En plus de concurrencer plus férocement la C Series, maintenant contrôlée par Airbus, le partenariat planifié par Boeing et Embraer risque d'accroître la pression sur les avions régionaux de Bombardier, estiment des observateurs.

Le géant américain contrôlera 80 % de la coentreprise valorisée jeudi à 4,75 milliards $ US, tandis que l'avionneur brésilien détiendra les 20 % restants. La clôture est prévue à la fin de 2019.

Bombardier a affirmé que ce rapprochement était une réponse directe à la prise de contrôle de la C Series - le plus important avion commercial jamais construit par l'avionneur québécois - par Airbus.

«Même si Boeing et Embraer finalisent leur partenariat, les C Series sont des avions supérieurs», a indiqué par courriel un porte-parole de la société, Simon Letendre.

Le directeur du groupe d'études en management des entreprises en aéronautique à l'UQAM, Mehran Ebrahimi, a abondé dans le même sens, expliquant que le géant américain voulait «se rattraper» après avoir raté l'occasion dans le passé de mettre le grappin sur l'avion développé par Bombardier.

Selon Richard Aboulafia, de la firme américaine Teal Group, Embraer avait besoin de l'appui d'un géant comme Boeing afin d'améliorer la compétitivité de ses modèles 190 et 195 E 2 pour qu'ils puissent rivaliser avec la C Series.

De l'avis de l'analyste, un des principaux objectifs de la transaction est la réduction des coûts pour le constructeur brésilien.

«C'est vraiment une question de chaîne d'approvisionnement», a expliqué M. Aboulafia au cours d'un entretien téléphonique.

Un nouveau rival

S'il croit aussi que l'alliance prévue entre Boeing et Embraer se veut une riposte à Airbus, Walter Spracklin, de RBC Marchés des capitaux, voit également d'autres effets à plus long terme pour Bombardier.

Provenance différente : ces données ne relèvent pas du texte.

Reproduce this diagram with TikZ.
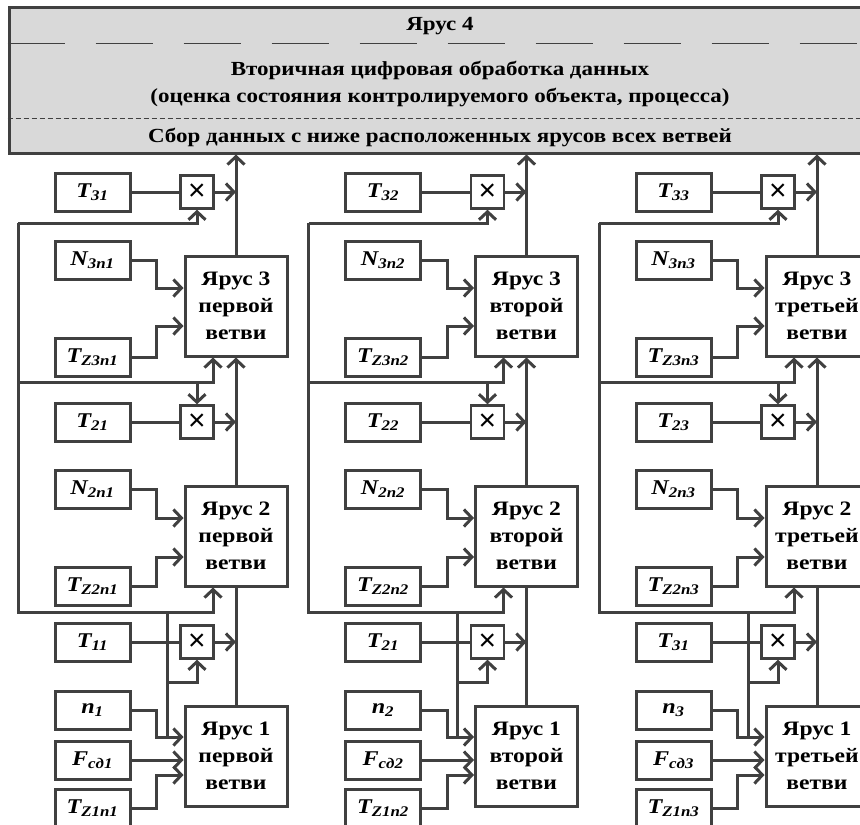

Dans une note envoyée par courriel, l'analyste a rappelé que les avions régionaux construits par la société brésilienne passeront dans le giron de son partenaire américain.

«Nous voyons en quelque sorte un désavantage [pour Bombardier] puisque la compagnie devra lutter contre un concurrent qui a une importante force de vente et d'imposantes ressources en marketing», a écrit M. Spracklin.

Du même avis, M. Ebrahimi a cependant rappelé que l'avionneur québécois avait déjà commencé à s'adapter, notamment en proposant une nouvelle cabine pour ses CRJ 900 tout en réitérant son engagement à l'endroit des avions à hélices Q400.

Ernie Arvai, de la firme AirInsight, croit que Bombardier peut tirer son épingle du jeu, ajoutant que l'entreprise en avait fait la preuve avec ses récentes commandes d'avions régionaux auprès de Delta Air Lines et American Airlines.

De plus, la clause limitant la taille des avions régionaux demeure en vigueur aux États-Unis, ce qui procure notamment un avantage aux CRJ 700 et 900 par rapport aux E175 E2 d'Embraer, croit le consultant chez AirInsight.

«Je crois qu'il est normal d'être préoccupé lorsque l'on fait face à un rival aux reins solides, mais je ne crois pas qu'il faille paniquer à ce moment-ci», a-t-il analysé.

Ce dernier estime également que le géant américain n'est pas aussi agile que Bombardier dans le marché des appareils régionaux.

M. Arvai a également prévenu qu'il pourrait y avoir de la discorde au sein de la coentreprise que souhaitent mettre sur pied Boeing et Embraer étant donné que la culture organisationnelle des deux entreprises est très différente.

Nouveaux produits?

Quant à lui, Benoit Poirier, de Desjardins Marchés des capitaux, croit qu'Embraer aura des ressources financières à sa disposition afin de mettre de l'avant des «initiatives de croissance» dans le segment des jets d'affaires, en plus de potentiellement développer un avion turbopropulsé afin de concurrencer le Q400.

«Sur une note plus positive, l'industrie des avions commerciaux passera de quatre joueurs principaux à deux, ce qui devrait rétablir une certaine logique en ce qui a trait aux prix offerts», a écrit l'analyste dans une note.

M. Poirier a souligné que l'an dernier, au Salon aéronautique du Bourget, près de Paris, Embraer avait manifesté son intérêt entourant le développement d'un nouvel avion à hélices.

À la Bourse de Toronto, le titre de Bombardier a clôturé à 5,18 $, en hausse de 17 cents, ou 3,39 %.